MATLAB is pretty good for post-flight data processing, and certainly the best affordable option for great data visualization. That is where it excels, but it doesn’t come close to LabVIEW in computational performance or as a comprehensive programming environment. IADS is pretty good as a telemetry display software, but it does not perform post-flight data processing, review, or reporting. Would we then use IADS for real time monitoring plus MATLAB for analysis and reporting? That is a possibility, but there are issues with this plan that must be considered. IADS has some negatives. It is expensive, can be expensive to integrate, and if used for heavy processing, it will require expensive hardware purchases to handle the workload. It is a good 90% telemetry solution, but how do you innovate when locked in to an off-the-shelf product? How do you tailor your software tools for your projects? Using MATLAB as a data processing and reporting backbone would be very expensive when you consider the labor hours consumed in repetitive tasks.

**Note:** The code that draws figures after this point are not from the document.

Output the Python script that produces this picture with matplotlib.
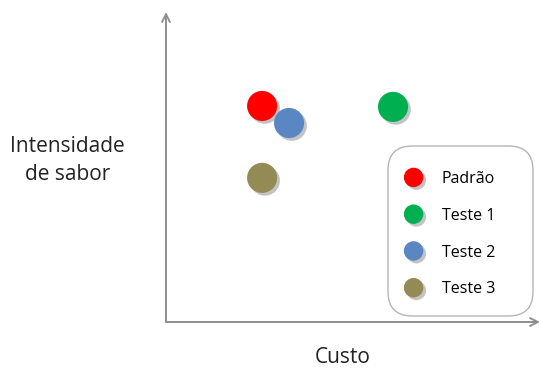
import matplotlib as mpl
mpl.use('Agg')
import matplotlib.pyplot as plt
import matplotlib.patheffects as pe
from matplotlib.lines import Line2D
from matplotlib.patches import FancyBboxPatch

plt.rcParams['font.family'] = ['Open Sans', 'DejaVu Sans']

# samples: custo (x) and intensidade de sabor (y), arbitrary 0-10 scale
labels = ['Padrão', 'Teste 1', 'Teste 2', 'Teste 3']
custo = [2.57, 6.07, 3.29, 2.57]
intensidade = [6.97, 6.94, 6.42, 4.65]
colors = ['#FF0000', '#00B050', '#5A86C3', '#948A54']

fig = plt.figure(figsize=(5.4, 3.69), dpi=100)
ax = fig.add_axes([0.3074, 0.1274, 0.6926, 0.840])
ax.set_xlim(0, 10)
ax.set_ylim(0, 10)
for s in ax.spines.values():
    s.set_visible(False)
ax.set_xticks([])
ax.set_yticks([])

shadow = [pe.SimplePatchShadow(offset=(2, -2), shadow_rgbFace='#555555', alpha=0.35), pe.Normal()]
for i in range(len(labels)):
    ax.scatter(custo[i], intensidade[i], s=470, color=colors[i], zorder=3 + i,
               linewidths=0, path_effects=shadow)

# axes arrows
arrow = dict(arrowstyle='->', color='#8f8f8f', lw=1.4, mutation_scale=14, shrinkA=0, shrinkB=0)
ax.annotate('', xy=(0, 1), xytext=(0, 0), xycoords='axes fraction', arrowprops=arrow)
ax.annotate('', xy=(1, 0), xytext=(0, 0), xycoords='axes fraction', arrowprops=arrow)

# legend box (rounded) drawn separately
box = FancyBboxPatch((388 / 540, 1 - 316 / 369), 145 / 540, 170 / 369,
                     boxstyle='round,pad=0,rounding_size=0.045', transform=fig.transFigure,
                     facecolor='white', edgecolor='#b5b5b5', lw=1.0, mutation_aspect=540 / 369)
fig.add_artist(box)

handles = [Line2D([], [], marker='o', linestyle='', markersize=14, markerfacecolor=c,
                  markeredgewidth=0, path_effects=shadow) for c in colors]
leg = fig.legend(handles, labels, loc='upper left', bbox_to_anchor=(404 / 540, 1 - 171 / 369),
                 fontsize=11.5, frameon=False, labelspacing=1.3, borderpad=0,
                 handlelength=1.2, handletextpad=1.15, borderaxespad=0)
leg.set_zorder(5)

fig.text(0.125, 0.566, 'Intensidade\nde sabor', ha='center', va='center',
         fontsize=15, linespacing=1.45, color='#222222')
fig.text(0.635, 0.032, 'Custo', ha='center', va='center', fontsize=15, color='#222222')

fig.savefig('out.png')
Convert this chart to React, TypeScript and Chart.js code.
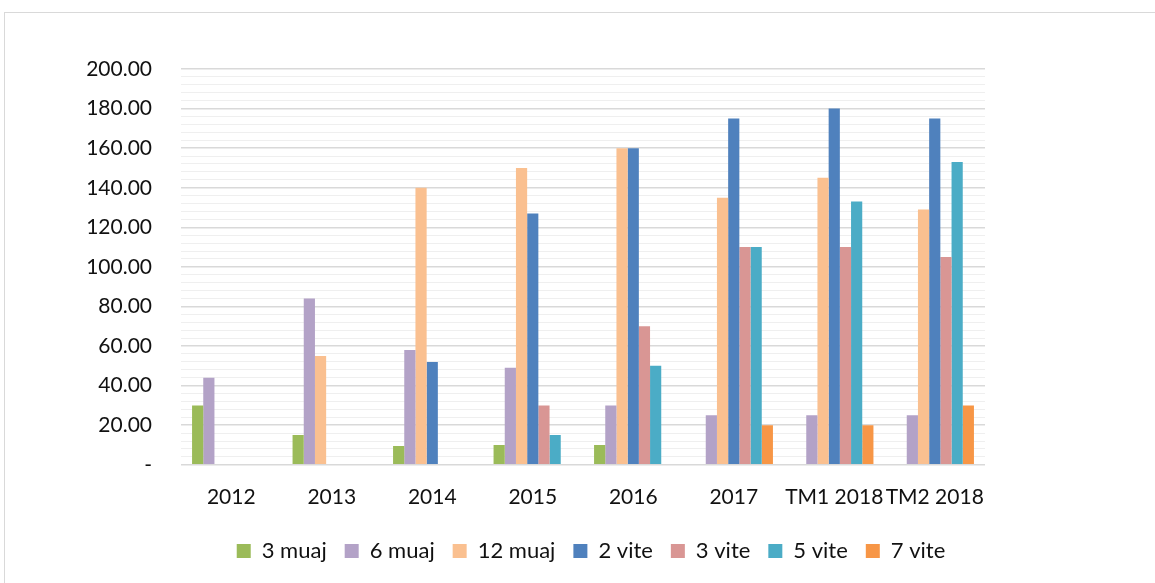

We recommend a common data processing library that would be called and used in telemetry and in the post-flight processing and reporting work flow. You can use C++, C#, JAVA, Python, or LabVIEW. C++, C#, and JAVA will allow you to make any UI you could possibly imagine. Python is free and known by most young engineers. What do we recommend, every time without question? LabVIEW, because when those developers quote a project the time to completion is 6 to 10 times higher than when quoted by a LabVIEW developer. LabVIEW doesn’t work for everything, but when it does work, it is far cheaper. Don’t use LabVIEW to make web applications, but do use it to process and visualize engineering data. The places where LabVIEW is inappropriate are shrinking now too as Object Oriented Programming and Actor Framework come into regular use amongst LabVIEW developers. LabVIEW still has its limitations, but for the cost savings we think it’s the best choice.